La révolution de 1830 avait été en grande partie faite contre le clergé, celle de 1848 fut faite sinon pour lui, du moins à son profit. Quel changement en moins d’une génération ! Le peuple qui, dix-sept ans plus tôt, saccageait l’Archevêché et poursuivait dans les rues le costume ecclésiastique, appelait le clergé à bénir ses frêles arbres de la liberté. La première assemblée élue par le suffrage universel inscrivait le nom de Dieu au fronton de sa constitution républicaine. Les catholiques qui avaient donné à leurs coreligionnaires le mot d’ordre de liberté eussent pu réclamer le mérite de ce prompt revirement populaire. Ils recueillaient alors, avec le bénéfice de la froideur ou des ombrages que leur avait témoignés la monarchie de juillet, le bénéfice de leur indépendance vis-à-vis de la royauté déchue, et aussi de la popularité que valait alors partout au clergé l’attitude du nouveau pape, Pie IX.

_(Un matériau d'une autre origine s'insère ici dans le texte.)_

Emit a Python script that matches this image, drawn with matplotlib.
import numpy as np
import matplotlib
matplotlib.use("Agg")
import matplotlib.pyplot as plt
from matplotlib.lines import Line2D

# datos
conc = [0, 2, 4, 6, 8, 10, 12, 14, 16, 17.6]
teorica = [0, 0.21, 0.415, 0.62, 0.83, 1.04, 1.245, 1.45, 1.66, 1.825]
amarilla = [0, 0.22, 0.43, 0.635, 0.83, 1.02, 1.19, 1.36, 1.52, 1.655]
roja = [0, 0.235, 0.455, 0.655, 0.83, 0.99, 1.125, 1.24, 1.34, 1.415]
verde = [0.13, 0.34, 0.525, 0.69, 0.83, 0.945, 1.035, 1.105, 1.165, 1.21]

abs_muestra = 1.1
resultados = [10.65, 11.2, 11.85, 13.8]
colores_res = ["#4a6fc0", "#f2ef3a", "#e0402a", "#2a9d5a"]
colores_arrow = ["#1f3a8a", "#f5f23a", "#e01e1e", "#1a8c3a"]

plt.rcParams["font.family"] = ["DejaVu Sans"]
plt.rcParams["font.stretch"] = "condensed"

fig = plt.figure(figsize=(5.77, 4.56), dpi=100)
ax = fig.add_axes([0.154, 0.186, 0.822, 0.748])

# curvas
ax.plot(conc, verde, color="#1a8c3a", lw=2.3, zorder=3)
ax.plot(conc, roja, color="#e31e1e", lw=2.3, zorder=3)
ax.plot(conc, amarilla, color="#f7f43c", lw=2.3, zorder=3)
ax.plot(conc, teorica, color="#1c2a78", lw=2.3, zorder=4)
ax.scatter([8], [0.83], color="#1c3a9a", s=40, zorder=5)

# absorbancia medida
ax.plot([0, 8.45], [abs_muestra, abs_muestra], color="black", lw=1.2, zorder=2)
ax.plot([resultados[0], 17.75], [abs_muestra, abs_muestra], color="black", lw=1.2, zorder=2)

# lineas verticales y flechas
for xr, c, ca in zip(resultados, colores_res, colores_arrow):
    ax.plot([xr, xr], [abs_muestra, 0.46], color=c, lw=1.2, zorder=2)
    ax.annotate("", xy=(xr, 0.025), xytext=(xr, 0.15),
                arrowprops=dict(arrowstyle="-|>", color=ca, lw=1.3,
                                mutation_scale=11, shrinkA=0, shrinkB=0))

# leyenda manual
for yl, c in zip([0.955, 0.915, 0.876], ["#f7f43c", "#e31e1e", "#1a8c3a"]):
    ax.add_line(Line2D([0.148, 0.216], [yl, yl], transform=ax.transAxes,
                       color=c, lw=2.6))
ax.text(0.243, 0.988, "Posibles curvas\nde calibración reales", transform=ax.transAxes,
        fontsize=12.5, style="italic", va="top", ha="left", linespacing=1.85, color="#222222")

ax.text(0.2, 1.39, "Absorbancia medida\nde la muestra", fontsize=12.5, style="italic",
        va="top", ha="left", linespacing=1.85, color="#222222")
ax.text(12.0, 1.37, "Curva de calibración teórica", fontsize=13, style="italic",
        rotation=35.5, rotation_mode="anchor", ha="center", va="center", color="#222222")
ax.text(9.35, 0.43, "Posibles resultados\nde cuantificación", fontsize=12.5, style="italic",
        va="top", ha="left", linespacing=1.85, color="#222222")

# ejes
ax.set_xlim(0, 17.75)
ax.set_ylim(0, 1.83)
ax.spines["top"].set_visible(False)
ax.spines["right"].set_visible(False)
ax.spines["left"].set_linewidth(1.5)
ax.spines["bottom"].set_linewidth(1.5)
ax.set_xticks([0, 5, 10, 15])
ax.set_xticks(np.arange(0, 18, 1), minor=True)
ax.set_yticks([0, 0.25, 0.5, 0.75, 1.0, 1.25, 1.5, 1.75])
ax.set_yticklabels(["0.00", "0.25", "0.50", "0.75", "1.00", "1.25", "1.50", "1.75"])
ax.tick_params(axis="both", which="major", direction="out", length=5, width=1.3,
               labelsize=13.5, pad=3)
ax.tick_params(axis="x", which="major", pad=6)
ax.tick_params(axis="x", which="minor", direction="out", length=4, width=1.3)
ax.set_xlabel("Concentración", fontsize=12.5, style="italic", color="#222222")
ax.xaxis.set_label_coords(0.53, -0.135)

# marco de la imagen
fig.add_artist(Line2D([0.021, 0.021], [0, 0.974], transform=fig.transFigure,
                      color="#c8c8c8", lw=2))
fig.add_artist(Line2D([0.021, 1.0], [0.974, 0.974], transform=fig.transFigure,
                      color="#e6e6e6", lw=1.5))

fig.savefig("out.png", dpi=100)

Aucun parti n’était mieux préparé à profiter d’une révolution qu’ils n’avaient pas appelée, mais qui semble les avoir moins surpris que la plupart des vaincus ou des vainqueurs du jour. Libres pour le plus grand nombre de toute attache dynastique, ils se déclaraient par la bouche de Montalembert « prêts à descendre dans l’arène avec leurs concitoyens pour revendiquer toutes les libertés politiques et sociales[1]. » Ils étaient disposés à s’associer loyalement aux espérances et aux expériences de la nation. Comme la révolution de février se montrait respectueuse de l’église, ils pouvaient sans scrupules faire bon visage à la république. Les plus ardens, Ozanam et l’abbé Maret, depuis évêque de Sura, fondaient, sous la direction de Lacordaire, un journal républicain catholique, l’Ère nouvelle, qui sembla reprendre le programme politique de l’Avenir. L’Univers ne restait pas en arrière ; il était de ceux qui prêchaient que la démocratie n’était qu’une application du christianisme et que la révolution de 1848 était l’avènement de la pensée chrétienne dans le gouvernement de la société. Tous étaient loin d’aller jusque-là ; mais la plupart parlaient le langage du temps et, comme bien d’autres, ils le parlaient avec la sincérité de l’illusion et l’espèce d’abandon confiant qui accompagne les premières semaines des révolutions. Les journées de juin vinrent bientôt, parmi eux comme dans le pays presque tout entier, décourager les optimistes,

  1. Montalembert ; Manifeste du 28 février 1848.